BOM accuracy represents a foundational requirement for successful PCB assembly. What begins as a simple spreadsheet error cascades through procurement, warehouse, and production operations, generating costs that multiply far beyond the initial mistake. The financial impact—measured in line stoppages, rework, scrap, and customer dissatisfaction—can threaten project viability and long-term business relationships.

Achieving BOM accuracy requires systematic approaches: standardized formats, multi-level reviews, automated validation, strict version control, and clear substitution policies. Organizations that invest in BOM quality processes consistently outperform competitors who treat BOM creation as a clerical task rather than an engineering discipline.

In Electronics Manufacturing, the BOM is not merely a list of parts—it's the document that determines whether design vision becomes working hardware. Treat it accordingly.

Frequently Asked Questions

What is the minimum information required in a PCB assembly BOM?

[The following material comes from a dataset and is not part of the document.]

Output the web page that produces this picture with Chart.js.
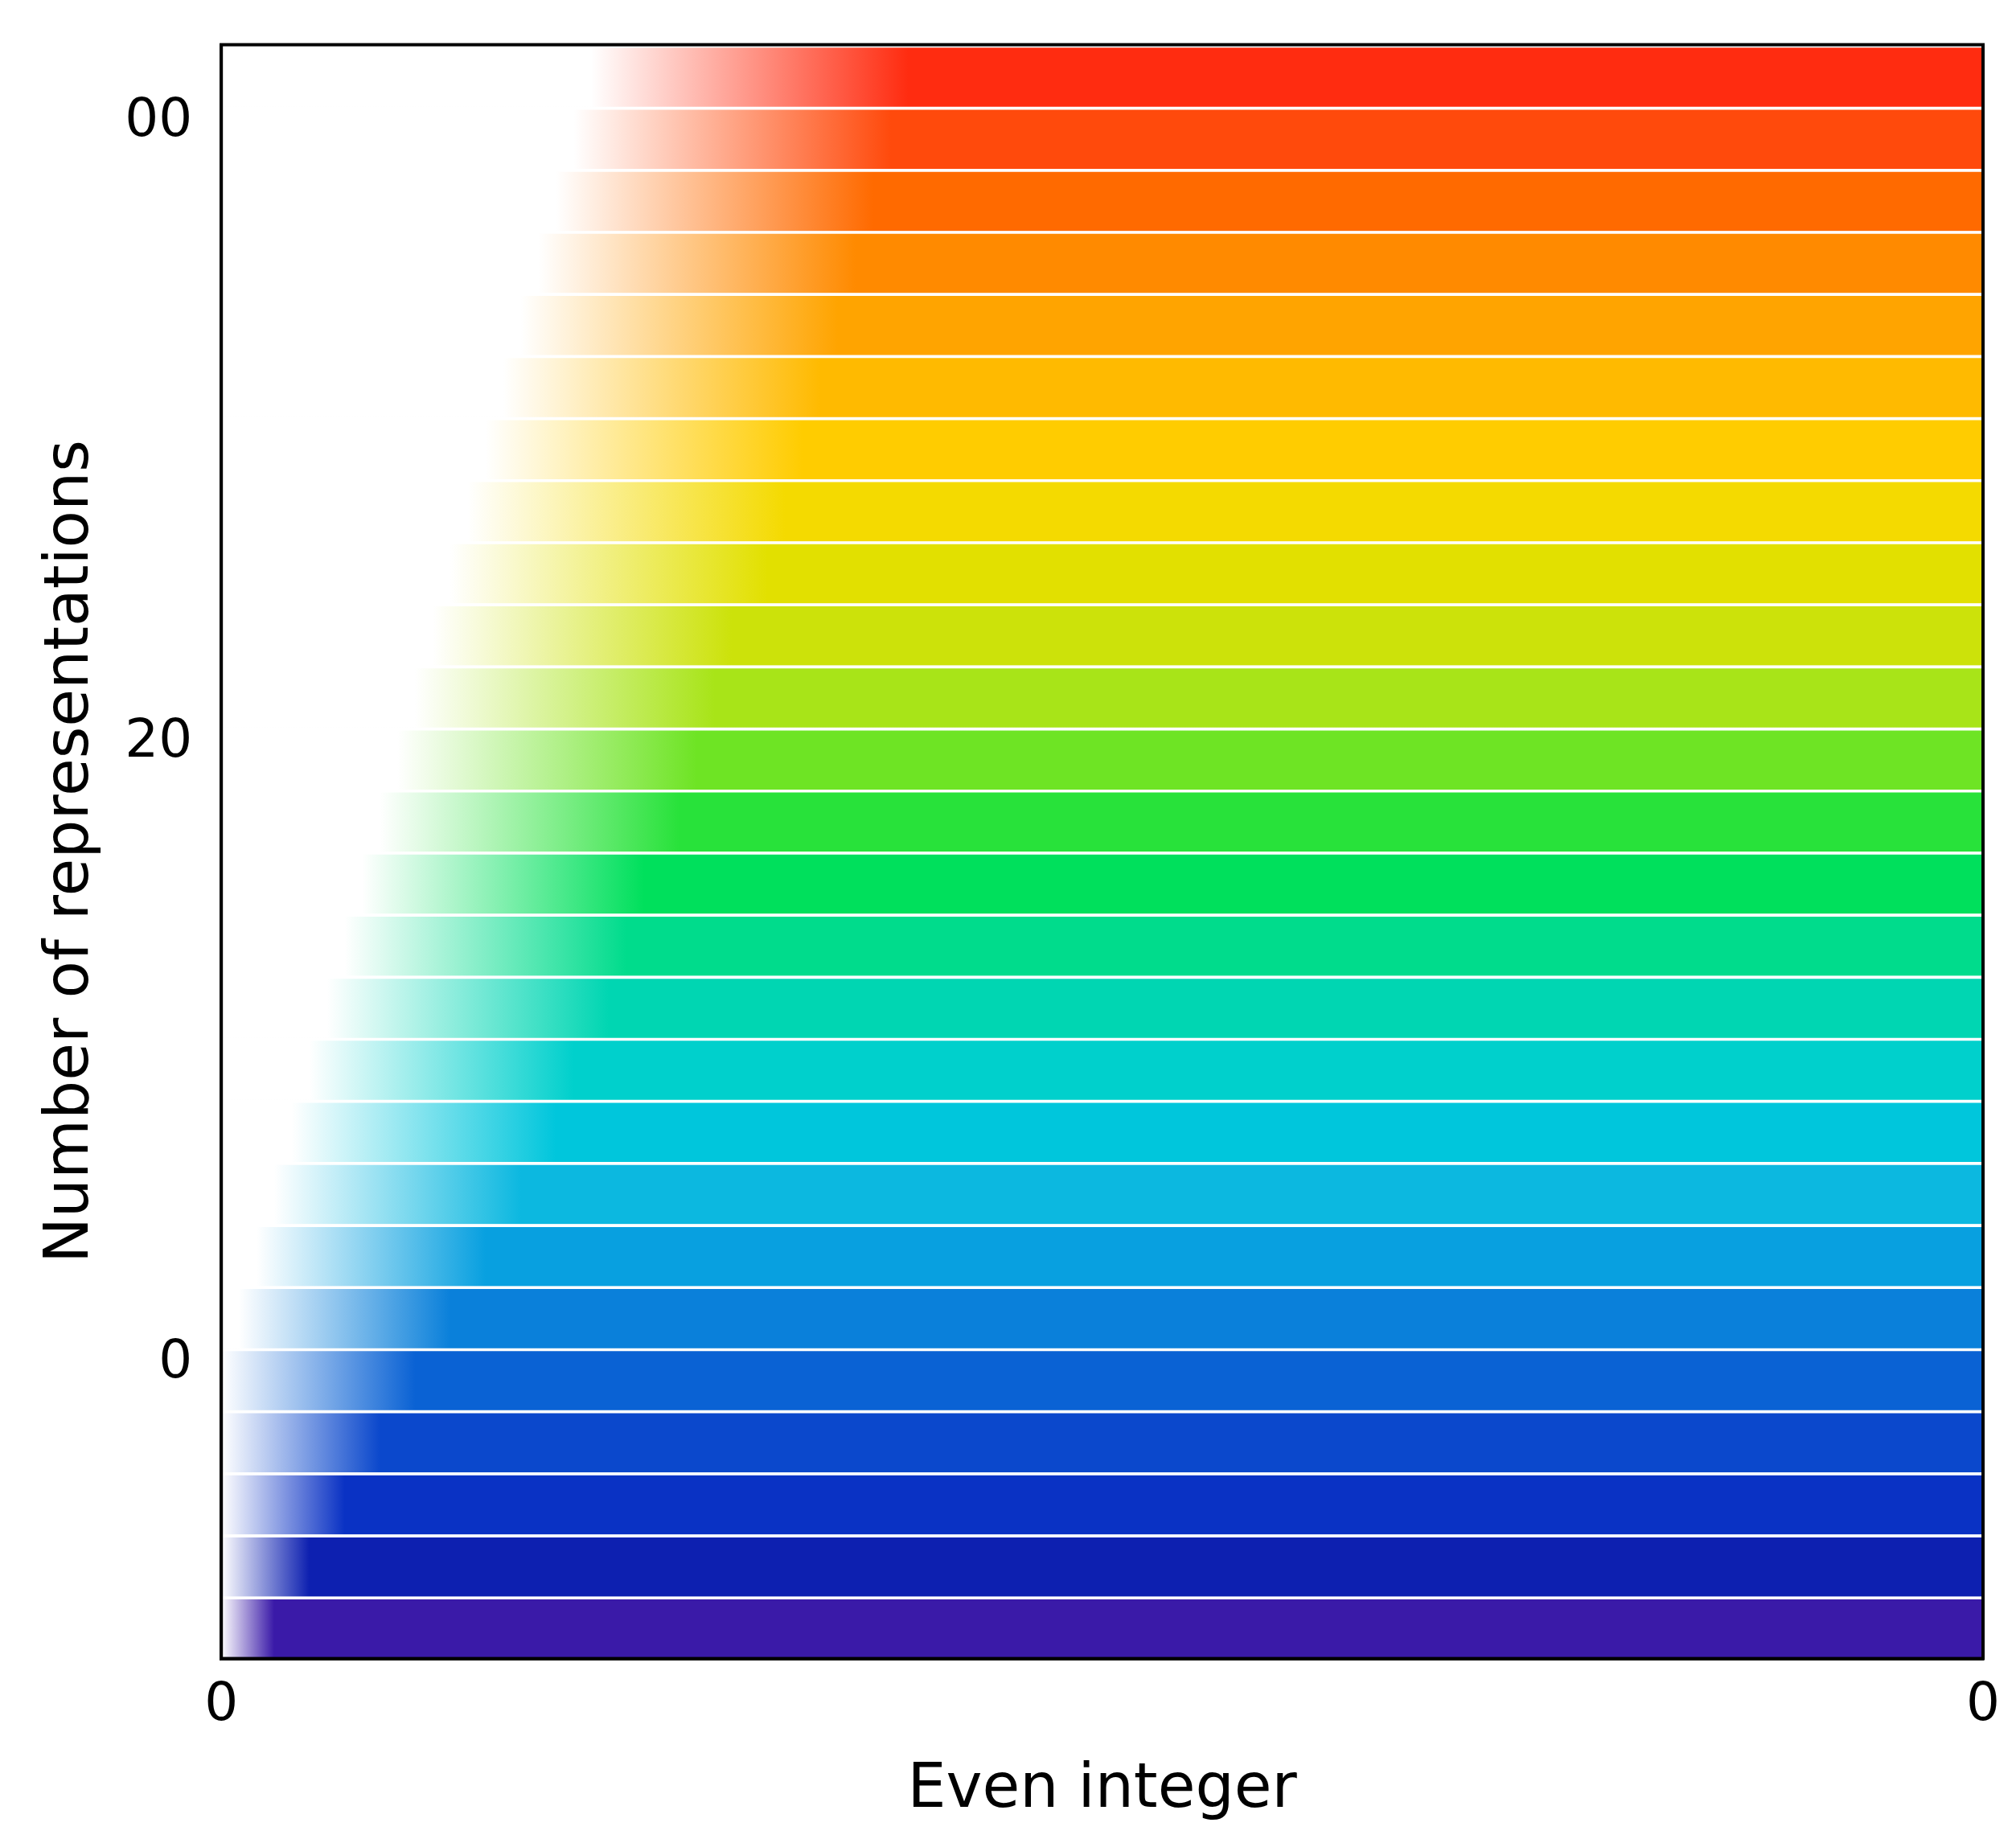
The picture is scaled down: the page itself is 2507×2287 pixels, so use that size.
<!DOCTYPE html>
<html>
<head>
<meta charset="UTF-8">
<title>Representations</title>
<script src="https://cdn.jsdelivr.net/npm/chart.js"></script>
<style>
  html, body { margin: 0; padding: 0; background: #fff; }
  #wrap { width: 2507px; height: 2287px; }
</style>
</head>
<body>
<div id="wrap"><canvas id="chart"></canvas></div>
<script>
// band centres (y value), bottom to top
const bandCenters = [-8.5,-6.5,-4.5,-2.5,-0.5,1.5,3.5,5.5,7.5,9.5,11.5,13.5,15.5,17.5,19.5,21.5,23.5,25.5,27.5,29.5,31.5,33.5,35.5,37.5,39.5,41.5];
// colour of each band
const bandColors = ['#3a1aa8','#0d20b0','#0a32c4','#0b48cc','#0a62d4','#0a80da','#08a0e0','#0cb8e0','#00c6dc','#00d0cc','#00d6b2','#00dc8c','#00e05c','#28e23a','#6ee424','#a8e418','#cce20a','#e2e000','#f4da00','#ffcc00','#ffba00','#ffa400','#ff8a00','#ff6a00','#ff4a0c','#ff2c10'];
// where the white fade ends (x units) and how long the fade runs
const whiteEnd = [0,0,0,0,0,1,2,3,4,5,6,7,8,9,10,11,12,13,14,15,16,17,18,19,20,21];
const fadeLen  = [3,5,7,9,11,12,13,14,15,15,16,16,16,17,17,17,17,18,18,18,18,18,18,18,18,18];
const xTickVals = [0, 100];
const xTickLabels = ['0', '0'];
const yTickVals = [0, 20, 40];
const yTickLabels = ['0', '20', '00'];

const ctx = document.getElementById('chart').getContext('2d');
new Chart(ctx, {
  type: 'bar',
  data: {
    datasets: [{
      data: bandCenters.map(y => ({ x: [0, 100], y: y })),
      backgroundColor: function(c) {
        const area = c.chart.chartArea;
        if (!area) return bandColors[c.dataIndex];
        const i = c.dataIndex;
        const g = c.chart.ctx.createLinearGradient(area.left, 0, area.right, 0);
        const col = bandColors[i];
        g.addColorStop(0, '#ffffff');
        g.addColorStop(whiteEnd[i] / 100, '#ffffff');
        g.addColorStop(Math.min(1, (whiteEnd[i] + fadeLen[i]) / 100), col);
        g.addColorStop(1, col);
        return g;
      },
      borderColor: 'rgba(255,255,255,0.35)',
      borderWidth: { top: 4, bottom: 0, left: 0, right: 0 },
      borderSkipped: false,
      barPercentage: 1,
      categoryPercentage: 1
    }]
  },
  options: {
    indexAxis: 'y',
    responsive: true,
    maintainAspectRatio: false,
    animation: false,
    layout: { padding: { top: 35, right: 40, left: 40, bottom: 10 } },
    plugins: { legend: { display: false }, tooltip: { enabled: false } },
    scales: {
      x: {
        type: 'linear', min: 0, max: 100,
        afterBuildTicks: s => { s.ticks = xTickVals.map(v => ({ value: v })); },
        ticks: {
          callback: (v, i) => xTickLabels[i],
          font: { family: 'DejaVu Sans', size: 66 }, color: '#000', padding: 20
        },
        grid: { display: false, drawTicks: false },
        border: { display: true, color: '#000', width: 4 },
        title: { display: true, text: 'Even integer', font: { family: 'DejaVu Sans', size: 76 }, color: '#000', padding: { top: 0 } }
      },
      y: {
        type: 'linear', min: -9.5, max: 42.5, offset: false,
        afterBuildTicks: s => { s.ticks = yTickVals.map(v => ({ value: v })); },
        ticks: {
          callback: (v, i) => yTickLabels[i],
          font: { family: 'DejaVu Sans', size: 66 }, color: '#000', padding: 16
        },
        grid: { display: false, tickLength: 20, tickColor: '#000', tickWidth: 4 },
        border: { display: true, color: '#000', width: 4 },
        title: { display: true, text: 'Number of representations', font: { family: 'DejaVu Sans', size: 76 }, color: '#000' }
      }
    }
  },
  plugins: [{
    id: 'frame',
    afterDatasetsDraw(chart) {
      const a = chart.chartArea, c = chart.ctx;
      c.save();
      c.strokeStyle = '#000';
      c.lineWidth = 4;
      c.strokeRect(a.left, a.top, a.right - a.left, a.bottom - a.top);
      c.restore();
    }
  }]
});
</script>
</body>
</html>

A production-ready BOM should include: component designators, complete manufacturer part numbers, quantities, package types, and any approved substitutes. Without these elements, assembly teams lack the information needed to source correct parts and verify placement accuracy.

How can I verify BOM accuracy before sending to manufacturing?

Best practices include cross-referencing against PCB layout files, validating part numbers against manufacturer databases, having multiple engineers review the document, and running automated validation tools. Some organizations also request a manufacturing Dfm Review before final release.

What should I do if a component becomes unavailable during production?

Contact engineering immediately for an approved substitute. Verify that the substitute matches footprint, electrical specifications, and thermal characteristics. Update the BOM with the substitution information and communicate the change to all stakeholders before continuing production.

How often should BOMs be updated?

BOMs should be updated whenever design changes occur, component substitutions are approved, or version-controlled documents require revision. At minimum, review BOMs against current inventory and production status before each production release.

What is the relationship between BOM accuracy and production yield?

BOM errors directly impact first-pass yield by causing incorrect component placement, assembly failures, and downstream quality problems. Industry data suggests that BOM-related errors can reduce yield by 5% to 15% on affected boards. Improving BOM accuracy is one of the most cost-effective ways to improve overall production efficiency.